> **PROVIDED MATERIAL**

####

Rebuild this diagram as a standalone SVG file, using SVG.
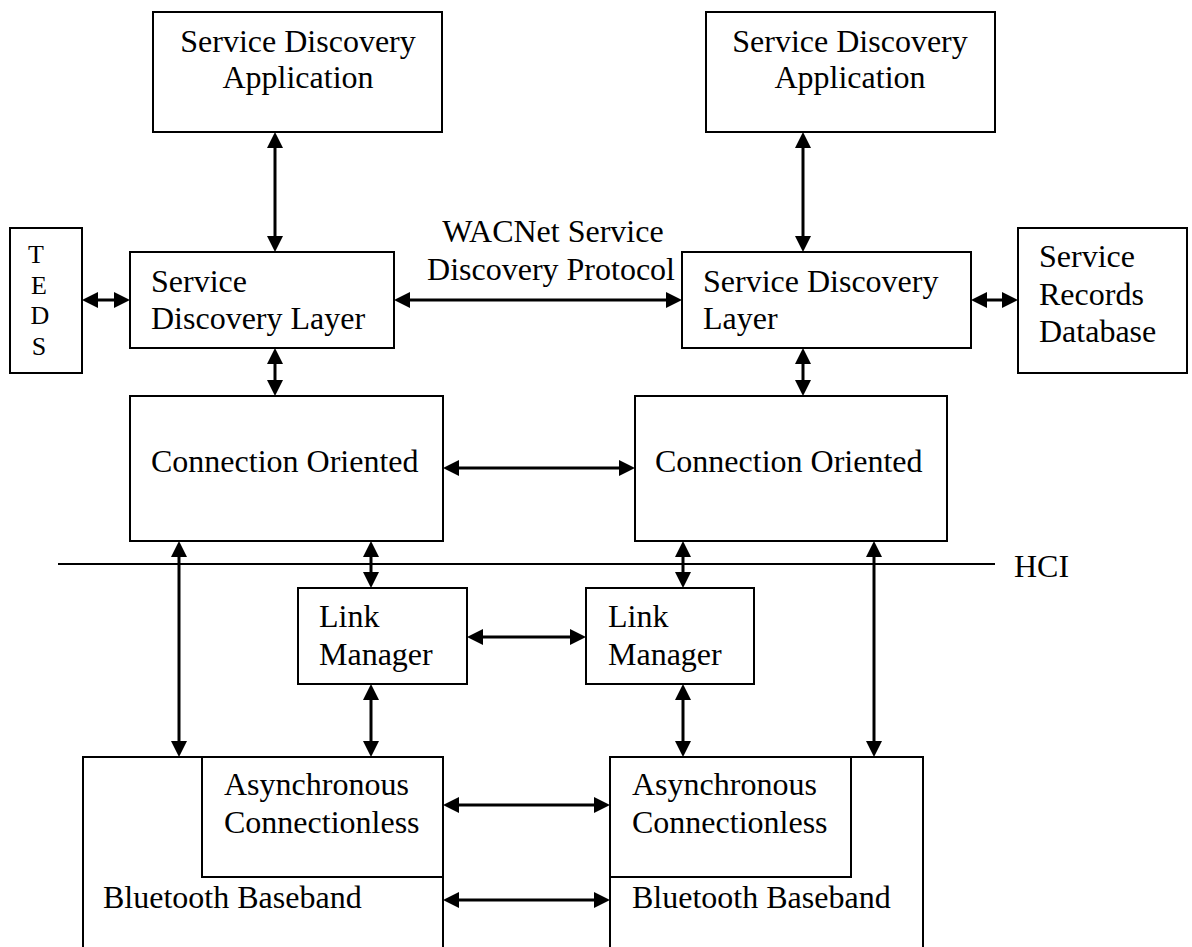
<svg xmlns="http://www.w3.org/2000/svg" width="1192" height="947" viewBox="0 0 1192 947">
<style>
.box{fill:#fff;stroke:#000;stroke-width:2}
.t{font-family:"Liberation Serif","Times New Roman",serif;font-size:32px;fill:#000}
.s{font-family:"Liberation Serif","Times New Roman",serif;font-size:26px;fill:#000}
.c{stroke:#000;stroke-width:3;fill:none;marker-start:url(#ah);marker-end:url(#ah)}
</style>
<defs>
<marker id="ah" viewBox="0 0 16 16" refX="10" refY="8" markerWidth="16" markerHeight="16" markerUnits="userSpaceOnUse" orient="auto-start-reverse">
<path d="M0,0 L16,8 L0,16 z" fill="#000"/>
</marker>
</defs>
<rect width="1192" height="947" fill="#fff"/>
<g id="appL"><rect class="box" x="153" y="12" width="289" height="120"/><text class="t" x="298" y="52" text-anchor="middle">Service Discovery</text><text class="t" x="298" y="88" text-anchor="middle">Application</text></g>
<g id="appR"><rect class="box" x="706" y="12" width="289" height="120"/><text class="t" x="850" y="52" text-anchor="middle">Service Discovery</text><text class="t" x="850" y="88" text-anchor="middle">Application</text></g>
<g id="teds"><rect class="box" x="10" y="228" width="72" height="145"/><text class="s" x="36" y="263" text-anchor="middle">T</text><text class="s" x="39" y="294" text-anchor="middle">E</text><text class="s" x="40" y="324" text-anchor="middle">D</text><text class="s" x="39" y="355" text-anchor="middle">S</text></g>
<g id="sdlL"><rect class="box" x="130" y="252" width="264" height="96"/><text class="t" x="151" y="292">Service</text><text class="t" x="151" y="329">Discovery Layer</text></g>
<g id="sdlR"><rect class="box" x="682" y="252" width="289" height="96"/><text class="t" x="703" y="292">Service Discovery</text><text class="t" x="703" y="329">Layer</text></g>
<g id="srd"><rect class="box" x="1018" y="228" width="169" height="145"/><text class="t" x="1039" y="267">Service</text><text class="t" x="1039" y="305">Records</text><text class="t" x="1039" y="342">Database</text></g>
<g id="wacnet"><text class="t" x="553" y="242" text-anchor="middle">WACNet Service</text><text class="t" x="551" y="280" text-anchor="middle">Discovery Protocol</text></g>
<g id="coL"><rect class="box" x="130" y="396" width="313" height="145"/><text class="t" x="151" y="472">Connection Oriented</text></g>
<g id="coR"><rect class="box" x="635" y="396" width="312" height="145"/><text class="t" x="655" y="472">Connection Oriented</text></g>
<g id="hci"><line x1="58" y1="564" x2="995" y2="564" stroke="#000" stroke-width="2"/><text class="t" x="1014" y="577">HCI</text></g>
<g id="lmL"><rect class="box" x="298" y="588" width="169" height="96"/><text class="t" x="319" y="627">Link</text><text class="t" x="319" y="665">Manager</text></g>
<g id="lmR"><rect class="box" x="586" y="588" width="168" height="96"/><text class="t" x="608" y="627">Link</text><text class="t" x="608" y="665">Manager</text></g>
<g id="bbL"><rect class="box" x="83" y="757" width="360" height="220"/><text class="t" x="103" y="908">Bluetooth Baseband</text></g>
<g id="asyncL"><rect class="box" x="202" y="757" width="241" height="120"/><text class="t" x="224" y="795">Asynchronous</text><text class="t" x="224" y="833">Connectionless</text></g>
<g id="bbR"><rect class="box" x="610" y="757" width="313" height="220"/><text class="t" x="632" y="908">Bluetooth Baseband</text></g>
<g id="asyncR"><rect class="box" x="610" y="757" width="241" height="120"/><text class="t" x="632" y="795">Asynchronous</text><text class="t" x="632" y="833">Connectionless</text></g>
<g id="connectors">
<line class="c" x1="275" y1="138" x2="275" y2="246"/>
<line class="c" x1="803" y1="138" x2="803" y2="246"/>
<line class="c" x1="88" y1="300" x2="124" y2="300"/>
<line class="c" x1="400" y1="300" x2="676" y2="300"/>
<line class="c" x1="977" y1="300" x2="1012" y2="300"/>
<line class="c" x1="275" y1="354" x2="275" y2="390"/>
<line class="c" x1="803" y1="354" x2="803" y2="390"/>
<line class="c" x1="449" y1="468" x2="629" y2="468"/>
<line class="c" x1="371" y1="547" x2="371" y2="582"/>
<line class="c" x1="683" y1="547" x2="683" y2="582"/>
<line class="c" x1="473" y1="637" x2="580" y2="637"/>
<line class="c" x1="371" y1="690" x2="371" y2="751"/>
<line class="c" x1="683" y1="690" x2="683" y2="751"/>
<line class="c" x1="179" y1="547" x2="179" y2="751"/>
<line class="c" x1="874" y1="547" x2="874" y2="751"/>
<line class="c" x1="449" y1="805" x2="604" y2="805"/>
<line class="c" x1="449" y1="900" x2="604" y2="900"/>
</g>
</svg>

####

> **GIVEN TASK**
Output all of the data exactly as it stands, minus any images.

> **EXERCISE RESPONSE**
Rebuild this diagram as a standalone SVG file, using SVG.
<svg xmlns="http://www.w3.org/2000/svg" width="1192" height="947" viewBox="0 0 1192 947">
<style>
.box{fill:#fff;stroke:#000;stroke-width:2}
.t{font-family:"Liberation Serif","Times New Roman",serif;font-size:32px;fill:#000}
.s{font-family:"Liberation Serif","Times New Roman",serif;font-size:26px;fill:#000}
.c{stroke:#000;stroke-width:3;fill:none;marker-start:url(#ah);marker-end:url(#ah)}
</style>
<defs>
<marker id="ah" viewBox="0 0 16 16" refX="10" refY="8" markerWidth="16" markerHeight="16" markerUnits="userSpaceOnUse" orient="auto-start-reverse">
<path d="M0,0 L16,8 L0,16 z" fill="#000"/>
</marker>
</defs>
<rect width="1192" height="947" fill="#fff"/>
<g id="appL"><rect class="box" x="153" y="12" width="289" height="120"/><text class="t" x="298" y="52" text-anchor="middle">Service Discovery</text><text class="t" x="298" y="88" text-anchor="middle">Application</text></g>
<g id="appR"><rect class="box" x="706" y="12" width="289" height="120"/><text class="t" x="850" y="52" text-anchor="middle">Service Discovery</text><text class="t" x="850" y="88" text-anchor="middle">Application</text></g>
<g id="teds"><rect class="box" x="10" y="228" width="72" height="145"/><text class="s" x="36" y="263" text-anchor="middle">T</text><text class="s" x="39" y="294" text-anchor="middle">E</text><text class="s" x="40" y="324" text-anchor="middle">D</text><text class="s" x="39" y="355" text-anchor="middle">S</text></g>
<g id="sdlL"><rect class="box" x="130" y="252" width="264" height="96"/><text class="t" x="151" y="292">Service</text><text class="t" x="151" y="329">Discovery Layer</text></g>
<g id="sdlR"><rect class="box" x="682" y="252" width="289" height="96"/><text class="t" x="703" y="292">Service Discovery</text><text class="t" x="703" y="329">Layer</text></g>
<g id="srd"><rect class="box" x="1018" y="228" width="169" height="145"/><text class="t" x="1039" y="267">Service</text><text class="t" x="1039" y="305">Records</text><text class="t" x="1039" y="342">Database</text></g>
<g id="wacnet"><text class="t" x="553" y="242" text-anchor="middle">WACNet Service</text><text class="t" x="551" y="280" text-anchor="middle">Discovery Protocol</text></g>
<g id="coL"><rect class="box" x="130" y="396" width="313" height="145"/><text class="t" x="151" y="472">Connection Oriented</text></g>
<g id="coR"><rect class="box" x="635" y="396" width="312" height="145"/><text class="t" x="655" y="472">Connection Oriented</text></g>
<g id="hci"><line x1="58" y1="564" x2="995" y2="564" stroke="#000" stroke-width="2"/><text class="t" x="1014" y="577">HCI</text></g>
<g id="lmL"><rect class="box" x="298" y="588" width="169" height="96"/><text class="t" x="319" y="627">Link</text><text class="t" x="319" y="665">Manager</text></g>
<g id="lmR"><rect class="box" x="586" y="588" width="168" height="96"/><text class="t" x="608" y="627">Link</text><text class="t" x="608" y="665">Manager</text></g>
<g id="bbL"><rect class="box" x="83" y="757" width="360" height="220"/><text class="t" x="103" y="908">Bluetooth Baseband</text></g>
<g id="asyncL"><rect class="box" x="202" y="757" width="241" height="120"/><text class="t" x="224" y="795">Asynchronous</text><text class="t" x="224" y="833">Connectionless</text></g>
<g id="bbR"><rect class="box" x="610" y="757" width="313" height="220"/><text class="t" x="632" y="908">Bluetooth Baseband</text></g>
<g id="asyncR"><rect class="box" x="610" y="757" width="241" height="120"/><text class="t" x="632" y="795">Asynchronous</text><text class="t" x="632" y="833">Connectionless</text></g>
<g id="connectors">
<line class="c" x1="275" y1="138" x2="275" y2="246"/>
<line class="c" x1="803" y1="138" x2="803" y2="246"/>
<line class="c" x1="88" y1="300" x2="124" y2="300"/>
<line class="c" x1="400" y1="300" x2="676" y2="300"/>
<line class="c" x1="977" y1="300" x2="1012" y2="300"/>
<line class="c" x1="275" y1="354" x2="275" y2="390"/>
<line class="c" x1="803" y1="354" x2="803" y2="390"/>
<line class="c" x1="449" y1="468" x2="629" y2="468"/>
<line class="c" x1="371" y1="547" x2="371" y2="582"/>
<line class="c" x1="683" y1="547" x2="683" y2="582"/>
<line class="c" x1="473" y1="637" x2="580" y2="637"/>
<line class="c" x1="371" y1="690" x2="371" y2="751"/>
<line class="c" x1="683" y1="690" x2="683" y2="751"/>
<line class="c" x1="179" y1="547" x2="179" y2="751"/>
<line class="c" x1="874" y1="547" x2="874" y2="751"/>
<line class="c" x1="449" y1="805" x2="604" y2="805"/>
<line class="c" x1="449" y1="900" x2="604" y2="900"/>
</g>
</svg>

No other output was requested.